▶ [Exercise description]:
Any pictures in the records below must be left out when you repeat the lines from the line containing "Write a component" through the line containing "Chart.register(...registerables);" exactly.

--- START OF Data for this exercise ---

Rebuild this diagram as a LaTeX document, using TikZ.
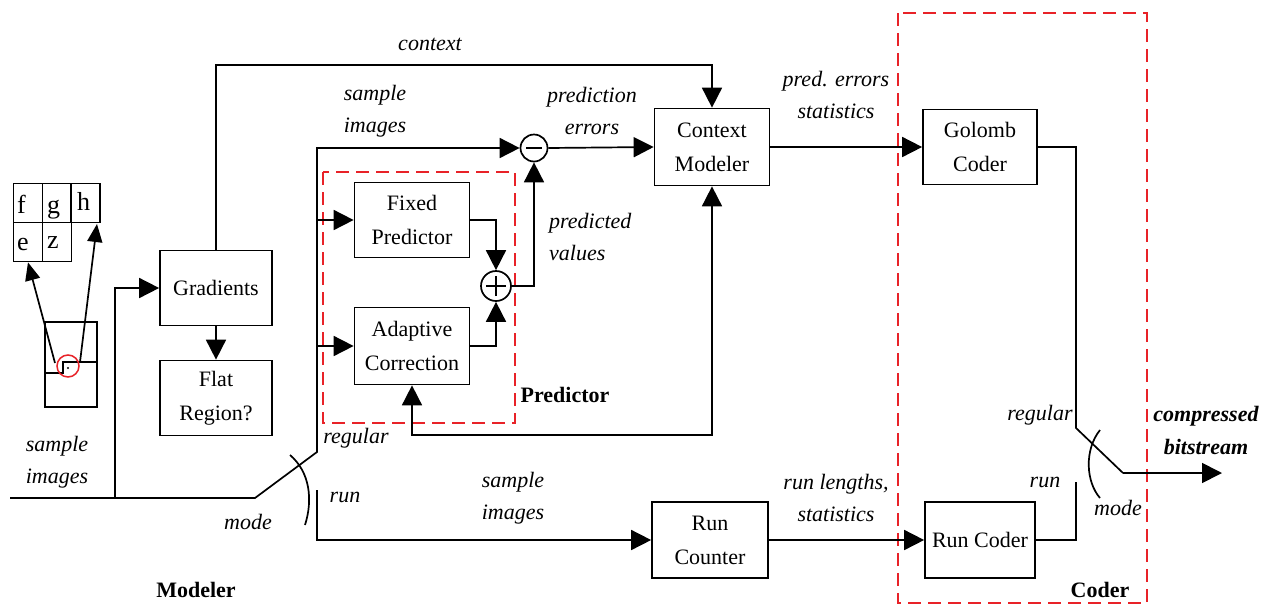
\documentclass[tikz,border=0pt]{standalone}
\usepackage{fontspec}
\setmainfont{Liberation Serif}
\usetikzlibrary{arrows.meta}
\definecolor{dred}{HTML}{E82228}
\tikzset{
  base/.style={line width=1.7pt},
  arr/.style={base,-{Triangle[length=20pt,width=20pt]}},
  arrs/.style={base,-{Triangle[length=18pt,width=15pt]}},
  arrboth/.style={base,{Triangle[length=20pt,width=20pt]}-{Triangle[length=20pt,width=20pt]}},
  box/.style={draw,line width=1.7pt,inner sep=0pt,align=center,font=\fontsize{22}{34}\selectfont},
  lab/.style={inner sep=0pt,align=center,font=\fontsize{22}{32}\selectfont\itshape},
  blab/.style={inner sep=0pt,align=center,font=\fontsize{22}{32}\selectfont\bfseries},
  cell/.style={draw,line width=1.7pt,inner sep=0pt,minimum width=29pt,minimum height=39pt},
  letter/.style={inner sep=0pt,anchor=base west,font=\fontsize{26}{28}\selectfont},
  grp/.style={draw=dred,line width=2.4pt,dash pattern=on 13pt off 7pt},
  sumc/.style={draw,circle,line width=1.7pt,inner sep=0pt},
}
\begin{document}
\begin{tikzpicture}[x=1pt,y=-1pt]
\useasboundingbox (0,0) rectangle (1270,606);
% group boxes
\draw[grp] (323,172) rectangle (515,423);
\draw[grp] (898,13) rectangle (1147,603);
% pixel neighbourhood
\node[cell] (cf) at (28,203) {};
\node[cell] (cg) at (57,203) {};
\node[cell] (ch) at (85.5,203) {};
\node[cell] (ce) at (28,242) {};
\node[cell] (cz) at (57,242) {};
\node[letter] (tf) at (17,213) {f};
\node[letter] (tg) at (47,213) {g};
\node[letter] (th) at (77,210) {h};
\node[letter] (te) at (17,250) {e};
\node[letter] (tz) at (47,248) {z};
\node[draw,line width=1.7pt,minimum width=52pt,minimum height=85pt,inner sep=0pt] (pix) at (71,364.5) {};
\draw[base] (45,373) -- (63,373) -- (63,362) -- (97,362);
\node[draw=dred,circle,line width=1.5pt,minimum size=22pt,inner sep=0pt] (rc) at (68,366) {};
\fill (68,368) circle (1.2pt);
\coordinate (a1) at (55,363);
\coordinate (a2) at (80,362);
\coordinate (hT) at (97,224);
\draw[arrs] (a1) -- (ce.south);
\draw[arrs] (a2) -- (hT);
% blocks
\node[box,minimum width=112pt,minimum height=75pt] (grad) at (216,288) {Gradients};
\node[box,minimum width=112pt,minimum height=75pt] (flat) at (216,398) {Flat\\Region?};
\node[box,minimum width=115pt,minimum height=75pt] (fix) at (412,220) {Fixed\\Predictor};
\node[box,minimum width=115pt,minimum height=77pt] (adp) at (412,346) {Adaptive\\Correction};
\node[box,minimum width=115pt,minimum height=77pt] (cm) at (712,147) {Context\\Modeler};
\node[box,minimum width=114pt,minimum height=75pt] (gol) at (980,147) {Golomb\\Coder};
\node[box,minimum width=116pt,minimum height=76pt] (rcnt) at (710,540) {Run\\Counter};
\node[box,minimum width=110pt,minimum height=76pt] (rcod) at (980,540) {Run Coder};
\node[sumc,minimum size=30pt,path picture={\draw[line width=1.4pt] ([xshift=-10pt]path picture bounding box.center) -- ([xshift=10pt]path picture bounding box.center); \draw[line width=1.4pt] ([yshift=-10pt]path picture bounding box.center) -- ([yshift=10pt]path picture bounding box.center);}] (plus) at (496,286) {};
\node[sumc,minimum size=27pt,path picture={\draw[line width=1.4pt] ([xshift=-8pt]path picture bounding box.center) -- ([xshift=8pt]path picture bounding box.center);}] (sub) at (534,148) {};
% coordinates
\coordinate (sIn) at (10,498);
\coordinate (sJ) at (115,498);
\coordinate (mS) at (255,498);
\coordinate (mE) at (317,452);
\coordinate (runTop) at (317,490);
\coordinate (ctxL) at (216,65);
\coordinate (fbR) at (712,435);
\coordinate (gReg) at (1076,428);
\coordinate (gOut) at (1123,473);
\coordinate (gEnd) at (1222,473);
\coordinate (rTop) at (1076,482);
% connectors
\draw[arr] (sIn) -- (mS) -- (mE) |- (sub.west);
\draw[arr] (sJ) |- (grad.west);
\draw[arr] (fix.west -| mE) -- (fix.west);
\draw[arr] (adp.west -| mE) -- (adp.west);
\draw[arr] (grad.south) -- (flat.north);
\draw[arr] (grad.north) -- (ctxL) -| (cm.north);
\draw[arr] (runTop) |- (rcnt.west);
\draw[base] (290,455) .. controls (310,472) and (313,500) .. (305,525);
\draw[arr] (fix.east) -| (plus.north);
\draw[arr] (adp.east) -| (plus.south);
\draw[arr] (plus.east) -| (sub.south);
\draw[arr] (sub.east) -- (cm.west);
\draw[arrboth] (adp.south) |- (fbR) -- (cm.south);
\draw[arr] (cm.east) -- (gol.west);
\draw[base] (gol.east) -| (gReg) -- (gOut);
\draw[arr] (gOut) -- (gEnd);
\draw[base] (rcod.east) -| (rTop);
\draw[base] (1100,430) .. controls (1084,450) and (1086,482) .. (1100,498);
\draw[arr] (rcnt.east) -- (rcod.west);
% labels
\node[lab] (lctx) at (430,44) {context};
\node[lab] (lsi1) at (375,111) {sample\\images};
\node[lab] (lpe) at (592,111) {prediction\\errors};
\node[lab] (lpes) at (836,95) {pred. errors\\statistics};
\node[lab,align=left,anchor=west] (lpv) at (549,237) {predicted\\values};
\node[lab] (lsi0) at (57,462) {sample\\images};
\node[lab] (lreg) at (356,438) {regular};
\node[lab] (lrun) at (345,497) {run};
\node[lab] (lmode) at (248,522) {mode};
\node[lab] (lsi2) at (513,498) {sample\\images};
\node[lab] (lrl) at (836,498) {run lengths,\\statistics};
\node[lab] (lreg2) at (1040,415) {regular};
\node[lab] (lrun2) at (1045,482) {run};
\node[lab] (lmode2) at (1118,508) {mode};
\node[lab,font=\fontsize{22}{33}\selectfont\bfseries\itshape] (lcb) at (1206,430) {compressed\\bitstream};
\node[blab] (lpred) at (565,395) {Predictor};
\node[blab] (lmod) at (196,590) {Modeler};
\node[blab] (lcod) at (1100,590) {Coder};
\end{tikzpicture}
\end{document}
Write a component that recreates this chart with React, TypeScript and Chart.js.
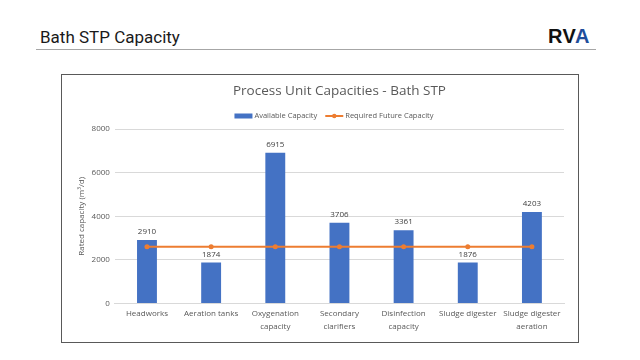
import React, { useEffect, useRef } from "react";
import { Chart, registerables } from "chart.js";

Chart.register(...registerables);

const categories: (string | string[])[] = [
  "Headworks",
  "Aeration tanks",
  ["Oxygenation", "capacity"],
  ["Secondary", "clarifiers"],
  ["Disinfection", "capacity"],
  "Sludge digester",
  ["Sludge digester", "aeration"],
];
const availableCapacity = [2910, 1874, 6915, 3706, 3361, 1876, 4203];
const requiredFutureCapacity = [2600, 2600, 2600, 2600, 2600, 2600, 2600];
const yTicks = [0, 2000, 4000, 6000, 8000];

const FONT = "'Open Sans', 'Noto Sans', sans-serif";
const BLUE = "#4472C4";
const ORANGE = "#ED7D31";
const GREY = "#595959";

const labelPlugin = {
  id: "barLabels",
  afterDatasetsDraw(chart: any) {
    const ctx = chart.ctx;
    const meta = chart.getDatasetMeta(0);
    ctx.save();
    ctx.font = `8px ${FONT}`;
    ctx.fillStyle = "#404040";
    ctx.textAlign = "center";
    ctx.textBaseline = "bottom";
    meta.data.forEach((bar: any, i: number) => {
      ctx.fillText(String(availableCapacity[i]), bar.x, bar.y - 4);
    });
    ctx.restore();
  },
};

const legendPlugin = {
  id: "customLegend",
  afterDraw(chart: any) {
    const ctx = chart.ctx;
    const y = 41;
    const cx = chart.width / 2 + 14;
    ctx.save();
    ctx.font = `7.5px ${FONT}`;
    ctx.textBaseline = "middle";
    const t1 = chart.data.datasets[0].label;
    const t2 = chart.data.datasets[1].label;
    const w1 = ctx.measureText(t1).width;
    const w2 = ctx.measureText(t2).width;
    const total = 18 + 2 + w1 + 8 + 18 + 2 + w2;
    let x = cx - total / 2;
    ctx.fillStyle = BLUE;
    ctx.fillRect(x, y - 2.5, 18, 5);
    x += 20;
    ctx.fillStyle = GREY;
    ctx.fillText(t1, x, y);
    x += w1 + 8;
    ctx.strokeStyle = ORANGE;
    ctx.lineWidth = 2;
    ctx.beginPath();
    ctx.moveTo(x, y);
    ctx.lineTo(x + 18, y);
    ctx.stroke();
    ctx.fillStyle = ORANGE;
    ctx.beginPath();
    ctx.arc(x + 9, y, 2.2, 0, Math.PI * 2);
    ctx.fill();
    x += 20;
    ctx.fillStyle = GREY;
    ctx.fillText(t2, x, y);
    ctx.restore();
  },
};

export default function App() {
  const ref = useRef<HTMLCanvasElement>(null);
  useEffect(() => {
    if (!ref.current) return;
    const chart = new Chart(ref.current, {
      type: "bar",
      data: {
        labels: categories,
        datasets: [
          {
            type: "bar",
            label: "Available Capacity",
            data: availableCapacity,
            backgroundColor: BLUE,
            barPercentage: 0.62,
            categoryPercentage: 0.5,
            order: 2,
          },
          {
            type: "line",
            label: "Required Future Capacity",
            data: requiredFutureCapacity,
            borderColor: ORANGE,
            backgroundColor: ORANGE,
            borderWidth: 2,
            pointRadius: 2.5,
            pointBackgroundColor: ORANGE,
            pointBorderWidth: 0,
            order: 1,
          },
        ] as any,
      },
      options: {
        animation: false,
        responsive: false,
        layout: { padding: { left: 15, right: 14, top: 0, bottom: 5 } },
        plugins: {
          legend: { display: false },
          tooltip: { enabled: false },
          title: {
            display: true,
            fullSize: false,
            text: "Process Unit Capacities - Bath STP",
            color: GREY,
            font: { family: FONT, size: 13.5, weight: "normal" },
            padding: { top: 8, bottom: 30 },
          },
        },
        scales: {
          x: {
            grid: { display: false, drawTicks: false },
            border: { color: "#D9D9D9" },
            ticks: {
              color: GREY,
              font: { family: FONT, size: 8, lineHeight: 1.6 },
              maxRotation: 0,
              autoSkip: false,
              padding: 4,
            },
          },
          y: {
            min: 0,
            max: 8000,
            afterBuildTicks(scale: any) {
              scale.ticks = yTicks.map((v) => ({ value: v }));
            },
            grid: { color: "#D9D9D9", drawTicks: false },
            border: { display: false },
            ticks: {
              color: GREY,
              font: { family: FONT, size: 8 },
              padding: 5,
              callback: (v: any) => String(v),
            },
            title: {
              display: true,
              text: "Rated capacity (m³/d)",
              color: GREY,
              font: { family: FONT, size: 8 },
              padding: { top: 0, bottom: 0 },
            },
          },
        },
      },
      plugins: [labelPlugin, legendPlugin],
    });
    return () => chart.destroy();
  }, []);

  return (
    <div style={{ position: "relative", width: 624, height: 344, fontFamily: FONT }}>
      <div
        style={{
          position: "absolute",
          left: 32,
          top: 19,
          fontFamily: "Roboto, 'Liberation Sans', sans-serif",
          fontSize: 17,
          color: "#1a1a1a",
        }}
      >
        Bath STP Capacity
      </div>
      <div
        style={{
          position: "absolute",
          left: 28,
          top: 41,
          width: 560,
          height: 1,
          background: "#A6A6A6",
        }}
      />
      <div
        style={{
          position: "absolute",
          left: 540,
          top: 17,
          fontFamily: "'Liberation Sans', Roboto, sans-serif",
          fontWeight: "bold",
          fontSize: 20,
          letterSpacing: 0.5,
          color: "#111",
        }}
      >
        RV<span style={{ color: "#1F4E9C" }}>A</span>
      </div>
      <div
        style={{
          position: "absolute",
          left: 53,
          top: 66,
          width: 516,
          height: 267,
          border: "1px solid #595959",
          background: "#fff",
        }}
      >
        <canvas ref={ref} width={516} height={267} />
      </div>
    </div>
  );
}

--- END OF Data for this exercise ---

▶ [Final result]:
Write a component that recreates this chart with React, TypeScript and Chart.js.
import React, { useEffect, useRef } from "react";
import { Chart, registerables } from "chart.js";

Chart.register(...registerables);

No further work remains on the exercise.